For anyone who has read this far, I have now burdened you enough. Through my earphones as I write I listen to Bach’s Art of the Fugue, played by a string quartet. The music is appropriate to this topic -- it is complex, but its complexity is built from many detaisl themselves of relatively simplicity. And I am I am reminded of the words at the end of T S Eliot’s poem “Little Gidding”, that I think accurately portray what it means, to me, to be a teacher:
Quick now, here, now, always --
A condition of complete simplicity
(Costing not less than everything)
And all shall be well and
All manner of thing shall be well
When the tongues of flame are in-folded
Into the crowned knot of fire
And the fire and the rose are one.



Comments, suggestions and even rude remarks are welcomed!
Email accepted at "kber at earthlink dot net"
Preface email messages with "teacherken" so I know they are not spam.
Comments:
Wow. Incredible post. I have been teaching for three years at the high school level, and I'm getting so tired. Your post made me think.
 
I posted an excerpt on my blog, if that's okay. Thanks!
 
Found you through the blog list at firedoglake.blogspot.com. Glad I did!
 
Well said. As a first year teacher, I have wandered into that stage of disillusionment. It is said that this happens in November, but for me, March feels like I'm swimming upstream.
 
Well said. As a first year teacher, I have wandered into that stage of disillusionment. It is said that this happens in November, but for me, March feels like I'm swimming upstream.
 
Mr. McNamar (?a?)

You need to take a deep breath, and give yourself permission to let go of the tension. Even for those of us who ahve tuaght for a while (this is my 10th year after a long career in data processing) we hit those times when we wonder why we are doing it, giving the time and energy for so little pay, and seemingly not reaching the students. But you never know.

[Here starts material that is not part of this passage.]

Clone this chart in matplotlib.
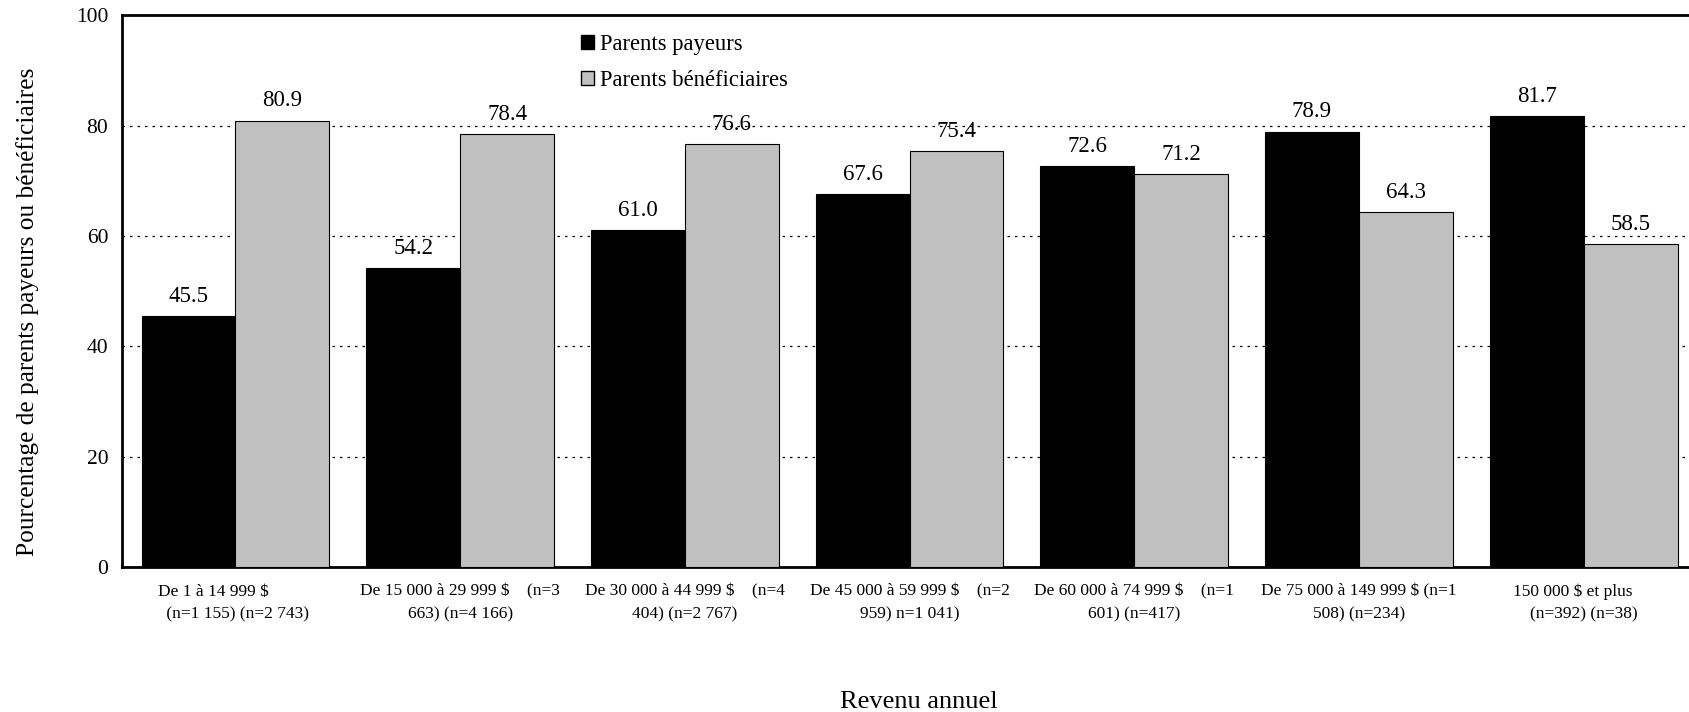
import matplotlib
matplotlib.use("Agg")
import matplotlib.pyplot as plt
import numpy as np
from matplotlib.patches import Patch

plt.rcParams['font.family'] = ['Liberation Serif', 'DejaVu Serif']

# Income brackets (two-line labels, sample sizes for each group)
categories = [
    "De 1 à 14 999 $          \n (n=1 155) (n=2 743)",
    "De 15 000 à 29 999 $    (n=3\n663) (n=4 166)",
    "De 30 000 à 44 999 $    (n=4\n404) (n=2 767)",
    "De 45 000 à 59 999 $    (n=2\n959) n=1 041)",
    "De 60 000 à 74 999 $    (n=1\n601) (n=417)",
    "De 75 000 à 149 999 $ (n=1\n508) (n=234)",
    "150 000 $ et plus     \n(n=392) (n=38)",
]
payeurs = [45.5, 54.2, 61.0, 67.6, 72.6, 78.9, 81.7]
beneficiaires = [80.9, 78.4, 76.6, 75.4, 71.2, 64.3, 58.5]
series_names = ["Parents payeurs", "Parents bénéficiaires"]
yticks = [0, 20, 40, 60, 80, 100]

fig = plt.figure(figsize=(16.9, 7.12), dpi=100)
ax = fig.add_axes([0.0722, 0.2037, 0.932, 0.775])

x = np.arange(len(categories))
w = 0.418
b1 = ax.bar(x - w / 2, payeurs, w, color="black", edgecolor="black", linewidth=0.8, zorder=3)
b2 = ax.bar(x + w / 2, beneficiaires, w, color="#c0c0c0", edgecolor="black", linewidth=0.8, zorder=3)

for rects, vals in ((b1, payeurs), (b2, beneficiaires)):
    for r, v in zip(rects, vals):
        ax.text(r.get_x() + r.get_width() / 2, v + 1.7, f"{v:.1f}",
                ha="center", va="bottom", fontsize=16.5, zorder=4)

ax.set_xlim(-0.505, len(categories) - 1 + 0.505)
ax.set_ylim(0, 100)
ax.set_yticks(yticks)
ax.tick_params(axis="y", length=0, pad=10, labelsize=15.5)
ax.set_xticks(x)
ax.set_xticklabels(categories, fontsize=12.5, linespacing=1.55)
ax.tick_params(axis="x", length=0, pad=12)

for y in yticks[1:-1]:
    ax.axhline(y, color="black", linestyle=(0, (2, 4)), linewidth=0.9, zorder=1)

for s in ("top", "left", "bottom"):
    ax.spines[s].set_linewidth(2)
ax.spines["right"].set_visible(False)

ax.set_ylabel("Pourcentage de parents payeurs ou bénéficiaires", fontsize=18.3)
ax.yaxis.set_label_coords(-0.053, 0.463)
ax.set_xlabel("Revenu annuel", fontsize=19)
ax.xaxis.set_label_coords(0.506, -0.225)

handles = [Patch(facecolor="black", edgecolor="black"),
           Patch(facecolor="#c0c0c0", edgecolor="black")]
ax.legend(handles, series_names, loc="upper left", bbox_to_anchor=(0.2855, 0.982),
          frameon=False, fontsize=16.3, handlelength=0.6, handleheight=0.6,
          handletextpad=0.25, labelspacing=0.65, borderaxespad=0)

fig.savefig("out.png", dpi=100)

It is POSSIBLE that teaching is not the career for you. But one can rarely make that determination in the first year, unless one can make it in the first week.

I took over my classes in my first school in december. The kids had had subs in two of the four core classes for about 3 weeks, and were out of control. It was a struggle just to get them settled down, and I thought I was not making it until the woman next door told me (Oh, no, you are doing great. I can hear the difference through the wall!"

By the end of the semester I started to get a sense of what I was doing.

I have my bad days when nothign seems to work. At this point I am confident and comfortable enough to say to the kids, you know, today I am no good as a teacher, this lesson isn't working, so let's do something else.

You cannot force students to learn. You can only invite them, prod them, tempt them. And that is far easier to do when you are open and honest with them.

Far too many advice books for new teachers are negative "Don't smile until Christmas" or "never let them know that you don't know'. I say that's baloney. I tell the kids when i don't know, and I give them extra credit when they catch me in a mistake. Among other things that models responsibility and humility, two traits that it woujld be quite beneifcial for them to develop.

I would be curious to know how you found my blog. I know it isn linked on lots of other sites, but since I don't maintain things like trackbacks, I usually ask.